*WHAT YOU HAVE TO DO*. Tally every line of the material that includes "this", then give the tally and nothing else.

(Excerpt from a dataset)
(begin)

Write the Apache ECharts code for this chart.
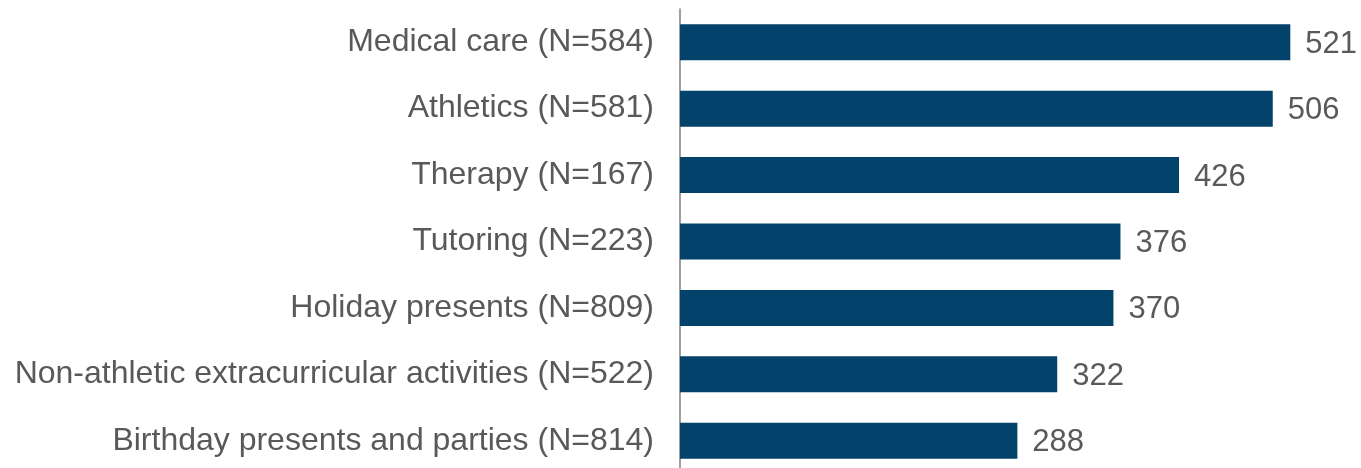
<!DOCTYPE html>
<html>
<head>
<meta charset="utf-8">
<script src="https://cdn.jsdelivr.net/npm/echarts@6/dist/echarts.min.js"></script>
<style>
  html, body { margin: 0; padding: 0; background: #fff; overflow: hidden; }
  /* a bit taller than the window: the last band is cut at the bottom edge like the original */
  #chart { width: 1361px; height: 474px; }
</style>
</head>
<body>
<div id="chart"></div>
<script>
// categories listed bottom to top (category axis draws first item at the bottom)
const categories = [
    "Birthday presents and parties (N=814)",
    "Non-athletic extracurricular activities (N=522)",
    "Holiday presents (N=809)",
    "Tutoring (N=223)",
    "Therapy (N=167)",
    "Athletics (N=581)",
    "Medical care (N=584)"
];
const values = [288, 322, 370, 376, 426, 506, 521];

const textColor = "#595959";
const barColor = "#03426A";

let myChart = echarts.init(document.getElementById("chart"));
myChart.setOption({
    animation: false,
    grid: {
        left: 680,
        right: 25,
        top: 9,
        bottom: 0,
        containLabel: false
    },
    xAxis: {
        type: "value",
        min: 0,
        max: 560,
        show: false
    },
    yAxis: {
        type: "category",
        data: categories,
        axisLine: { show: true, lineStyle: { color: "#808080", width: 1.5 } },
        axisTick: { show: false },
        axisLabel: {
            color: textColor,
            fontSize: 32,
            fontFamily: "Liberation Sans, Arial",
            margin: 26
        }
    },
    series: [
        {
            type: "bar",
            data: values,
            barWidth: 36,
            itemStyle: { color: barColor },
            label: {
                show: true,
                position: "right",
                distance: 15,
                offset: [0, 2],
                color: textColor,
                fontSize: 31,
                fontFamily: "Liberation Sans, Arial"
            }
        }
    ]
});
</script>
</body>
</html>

(end)
(begin)

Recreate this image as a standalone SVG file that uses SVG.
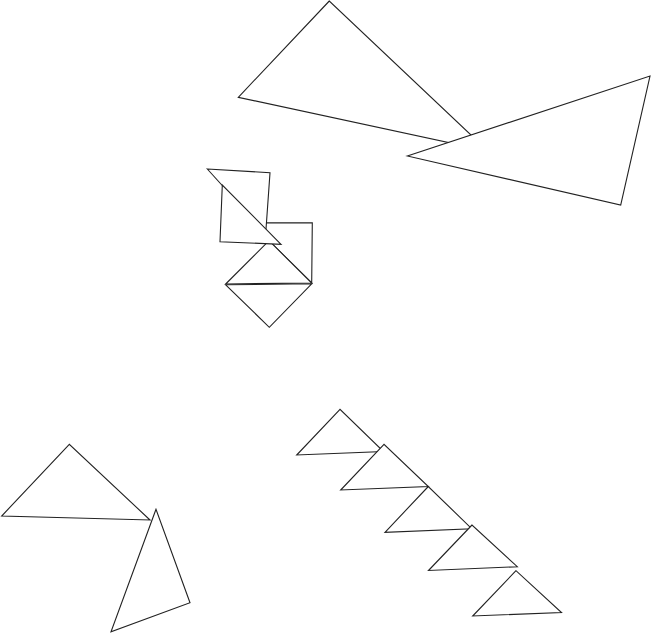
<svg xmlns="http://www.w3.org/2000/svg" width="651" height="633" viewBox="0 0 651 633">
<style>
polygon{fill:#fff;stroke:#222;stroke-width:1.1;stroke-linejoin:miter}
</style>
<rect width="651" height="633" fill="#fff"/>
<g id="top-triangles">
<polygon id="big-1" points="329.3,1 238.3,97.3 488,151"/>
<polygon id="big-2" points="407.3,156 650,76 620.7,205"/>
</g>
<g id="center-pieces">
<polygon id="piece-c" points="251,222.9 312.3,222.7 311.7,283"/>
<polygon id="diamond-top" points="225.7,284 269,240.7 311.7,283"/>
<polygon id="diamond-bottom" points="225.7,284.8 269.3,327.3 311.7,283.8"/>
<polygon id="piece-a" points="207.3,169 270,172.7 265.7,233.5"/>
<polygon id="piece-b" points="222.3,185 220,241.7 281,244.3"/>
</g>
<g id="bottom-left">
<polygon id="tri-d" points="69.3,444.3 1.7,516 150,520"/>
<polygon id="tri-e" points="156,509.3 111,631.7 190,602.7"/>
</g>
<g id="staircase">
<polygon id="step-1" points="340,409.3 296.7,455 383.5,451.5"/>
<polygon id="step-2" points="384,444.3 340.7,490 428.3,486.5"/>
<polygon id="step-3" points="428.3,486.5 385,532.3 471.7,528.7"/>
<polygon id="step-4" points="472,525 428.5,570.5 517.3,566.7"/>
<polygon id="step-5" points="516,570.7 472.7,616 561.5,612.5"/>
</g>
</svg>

(end)

*FULL OUTPUT*. 2